[begin RAW DATA]
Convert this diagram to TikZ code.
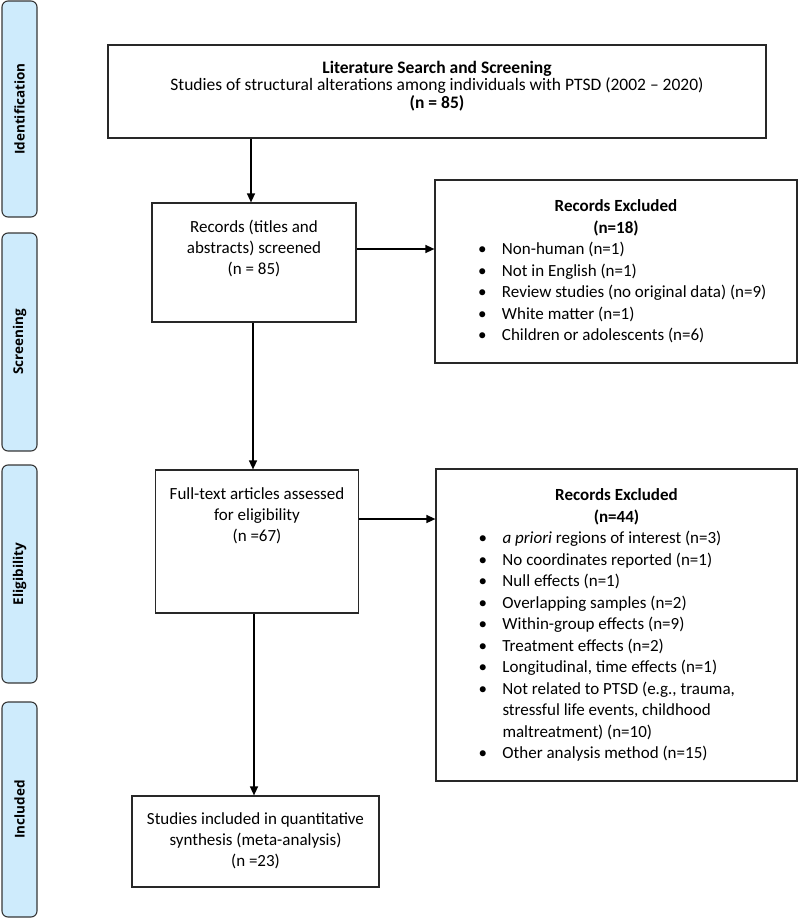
\documentclass[tikz,border=0pt]{standalone}
\usepackage{fontspec}
\setmainfont{Carlito}
\newfontfamily\tabfont{Open Sans}
\usetikzlibrary{arrows.meta,calc}
\definecolor{tabfill}{RGB}{206,235,252}
\definecolor{tabline}{RGB}{55,55,55}
\definecolor{boxline}{RGB}{40,40,40}
\newcommand{\blt}{\makebox[24pt][l]{\textbullet}}
\newcommand{\hng}{\hspace*{24pt}}
\begin{document}
\begin{tikzpicture}[x=1pt,y=-1pt,
  phase/.style={draw=tabline, line width=1.1pt, fill=tabfill, rounded corners=6pt,
    minimum width=35pt, inner sep=0pt},
  phasetext/.style={rotate=90, font=\tabfont\bfseries\fontsize{13.5}{16}\selectfont},
  box/.style={draw=boxline, line width=1.2pt, fill=white, inner sep=0pt},
  boxtext/.style={align=center, inner sep=0pt, font=\fontsize{17}{21}\selectfont},
  listbox/.style={box, font=\fontsize{17}{21.5}\selectfont},
  arr/.style={line width=1.4pt, -{Triangle[length=9pt,width=8pt]}}]
\useasboundingbox (0,0) rectangle (799,919);

% phase tabs
\node[phase, minimum height=216pt] (pid) at (19.5,109) {};
\node[phasetext] (tid) at (pid) {Identification};
\node[phase, minimum height=218pt] (psc) at (19.5,342) {};
\node[phasetext] (tsc) at (psc) {Screening};
\node[phase, minimum height=218pt] (pel) at (19.5,574) {};
\node[phasetext] (tel) at (pel) {Eligibility};
\node[phase, minimum height=215pt] (pin) at (19.5,809.5) {};
\node[phasetext] (tin) at (pin) {Included};

% main boxes
\node[box, minimum width=658pt, minimum height=93pt] (top) at (437,91.5) {};
\node[boxtext, font=\fontsize{17.5}{17.5}\selectfont] (topt) at (437,86)
  {\textbf{Literature Search and Screening}\\Studies of structural alterations among individuals with PTSD (2002 -- 2020)\\\textbf{(n = 85)}};
\node[box, minimum width=204pt, minimum height=119pt] (scr) at (254,262.5) {};
\node[boxtext] (scrt) at (254,248.5)
  {Records (titles and\\abstracts) screened\\(n = 85)};
\node[box, minimum width=203pt, minimum height=143pt] (ft) at (257,541.5) {};
\node[boxtext] (ftt) at (257,516)
  {Full-text articles assessed\\for eligibility\\(n =67)};
\node[box, minimum width=247pt, minimum height=91pt] (inc) at (255.5,841.5) {};
\node[boxtext] (inct) at (255.5,841)
  {Studies included in quantitative\\synthesis (meta-analysis)\\(n =23)};

\node[listbox, minimum width=362pt, minimum height=183pt] (ex1) at (616,271.5)
  {\begin{minipage}{340pt}\centering
   \textbf{Records Excluded}\\\textbf{(n=18)}\par
   \raggedright\leftskip=32pt
   \blt Non-human (n=1)\\
   \blt Not in English (n=1)\\
   \blt Review studies (no original data) (n=9)\\
   \blt White matter (n=1)\\
   \blt Children or adolescents (n=6)\par
   \end{minipage}};

\node[listbox, minimum width=361pt, minimum height=312pt] (ex2) at (616.5,625)
  {\begin{minipage}{340pt}\centering
   \textbf{Records Excluded}\\\textbf{(n=44)}\par
   \raggedright\leftskip=32pt
   \blt \textit{a priori} regions of interest (n=3)\\
   \blt No coordinates reported (n=1)\\
   \blt Null effects (n=1)\\
   \blt Overlapping samples (n=2)\\
   \blt Within-group effects (n=9)\\
   \blt Treatment effects (n=2)\\
   \blt Longitudinal, time effects (n=1)\\
   \blt Not related to PTSD (e.g., trauma,\\
   \hng stressful life events, childhood\\
   \hng maltreatment) (n=10)\\
   \blt Other analysis method (n=15)\par
   \end{minipage}};

% connectors
\draw[arr] (top.south -| 251,0) -- (scr.north -| 251,0);
\draw[arr] (scr.south -| 253,0) -- (ft.north -| 253,0);
\draw[arr] (ft.south -| 254,0) -- (inc.north -| 254,0);
\draw[arr] ([yshift=13.5pt]scr.east) -- ([yshift=13.5pt]scr.east -| ex1.west);
\draw[arr] ([yshift=22.5pt]ft.east) -- ([yshift=22.5pt]ft.east -| ex2.west);
\end{tikzpicture}
\end{document}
[end RAW DATA]
CHALLENGE: Pictures are excluded; output everything else in the data verbatim.

SOLUTION TO THIS TASK:
Convert this diagram to TikZ code.
\documentclass[tikz,border=0pt]{standalone}
\usepackage{fontspec}
\setmainfont{Carlito}
\newfontfamily\tabfont{Open Sans}
\usetikzlibrary{arrows.meta,calc}
\definecolor{tabfill}{RGB}{206,235,252}
\definecolor{tabline}{RGB}{55,55,55}
\definecolor{boxline}{RGB}{40,40,40}
\newcommand{\blt}{\makebox[24pt][l]{\textbullet}}
\newcommand{\hng}{\hspace*{24pt}}
\begin{document}
\begin{tikzpicture}[x=1pt,y=-1pt,
  phase/.style={draw=tabline, line width=1.1pt, fill=tabfill, rounded corners=6pt,
    minimum width=35pt, inner sep=0pt},
  phasetext/.style={rotate=90, font=\tabfont\bfseries\fontsize{13.5}{16}\selectfont},
  box/.style={draw=boxline, line width=1.2pt, fill=white, inner sep=0pt},
  boxtext/.style={align=center, inner sep=0pt, font=\fontsize{17}{21}\selectfont},
  listbox/.style={box, font=\fontsize{17}{21.5}\selectfont},
  arr/.style={line width=1.4pt, -{Triangle[length=9pt,width=8pt]}}]
\useasboundingbox (0,0) rectangle (799,919);

% phase tabs
\node[phase, minimum height=216pt] (pid) at (19.5,109) {};
\node[phasetext] (tid) at (pid) {Identification};
\node[phase, minimum height=218pt] (psc) at (19.5,342) {};
\node[phasetext] (tsc) at (psc) {Screening};
\node[phase, minimum height=218pt] (pel) at (19.5,574) {};
\node[phasetext] (tel) at (pel) {Eligibility};
\node[phase, minimum height=215pt] (pin) at (19.5,809.5) {};
\node[phasetext] (tin) at (pin) {Included};

% main boxes
\node[box, minimum width=658pt, minimum height=93pt] (top) at (437,91.5) {};
\node[boxtext, font=\fontsize{17.5}{17.5}\selectfont] (topt) at (437,86)
  {\textbf{Literature Search and Screening}\\Studies of structural alterations among individuals with PTSD (2002 -- 2020)\\\textbf{(n = 85)}};
\node[box, minimum width=204pt, minimum height=119pt] (scr) at (254,262.5) {};
\node[boxtext] (scrt) at (254,248.5)
  {Records (titles and\\abstracts) screened\\(n = 85)};
\node[box, minimum width=203pt, minimum height=143pt] (ft) at (257,541.5) {};
\node[boxtext] (ftt) at (257,516)
  {Full-text articles assessed\\for eligibility\\(n =67)};
\node[box, minimum width=247pt, minimum height=91pt] (inc) at (255.5,841.5) {};
\node[boxtext] (inct) at (255.5,841)
  {Studies included in quantitative\\synthesis (meta-analysis)\\(n =23)};

\node[listbox, minimum width=362pt, minimum height=183pt] (ex1) at (616,271.5)
  {\begin{minipage}{340pt}\centering
   \textbf{Records Excluded}\\\textbf{(n=18)}\par
   \raggedright\leftskip=32pt
   \blt Non-human (n=1)\\
   \blt Not in English (n=1)\\
   \blt Review studies (no original data) (n=9)\\
   \blt White matter (n=1)\\
   \blt Children or adolescents (n=6)\par
   \end{minipage}};

\node[listbox, minimum width=361pt, minimum height=312pt] (ex2) at (616.5,625)
  {\begin{minipage}{340pt}\centering
   \textbf{Records Excluded}\\\textbf{(n=44)}\par
   \raggedright\leftskip=32pt
   \blt \textit{a priori} regions of interest (n=3)\\
   \blt No coordinates reported (n=1)\\
   \blt Null effects (n=1)\\
   \blt Overlapping samples (n=2)\\
   \blt Within-group effects (n=9)\\
   \blt Treatment effects (n=2)\\
   \blt Longitudinal, time effects (n=1)\\
   \blt Not related to PTSD (e.g., trauma,\\
   \hng stressful life events, childhood\\
   \hng maltreatment) (n=10)\\
   \blt Other analysis method (n=15)\par
   \end{minipage}};

% connectors
\draw[arr] (top.south -| 251,0) -- (scr.north -| 251,0);
\draw[arr] (scr.south -| 253,0) -- (ft.north -| 253,0);
\draw[arr] (ft.south -| 254,0) -- (inc.north -| 254,0);
\draw[arr] ([yshift=13.5pt]scr.east) -- ([yshift=13.5pt]scr.east -| ex1.west);
\draw[arr] ([yshift=22.5pt]ft.east) -- ([yshift=22.5pt]ft.east -| ex2.west);
\end{tikzpicture}
\end{document}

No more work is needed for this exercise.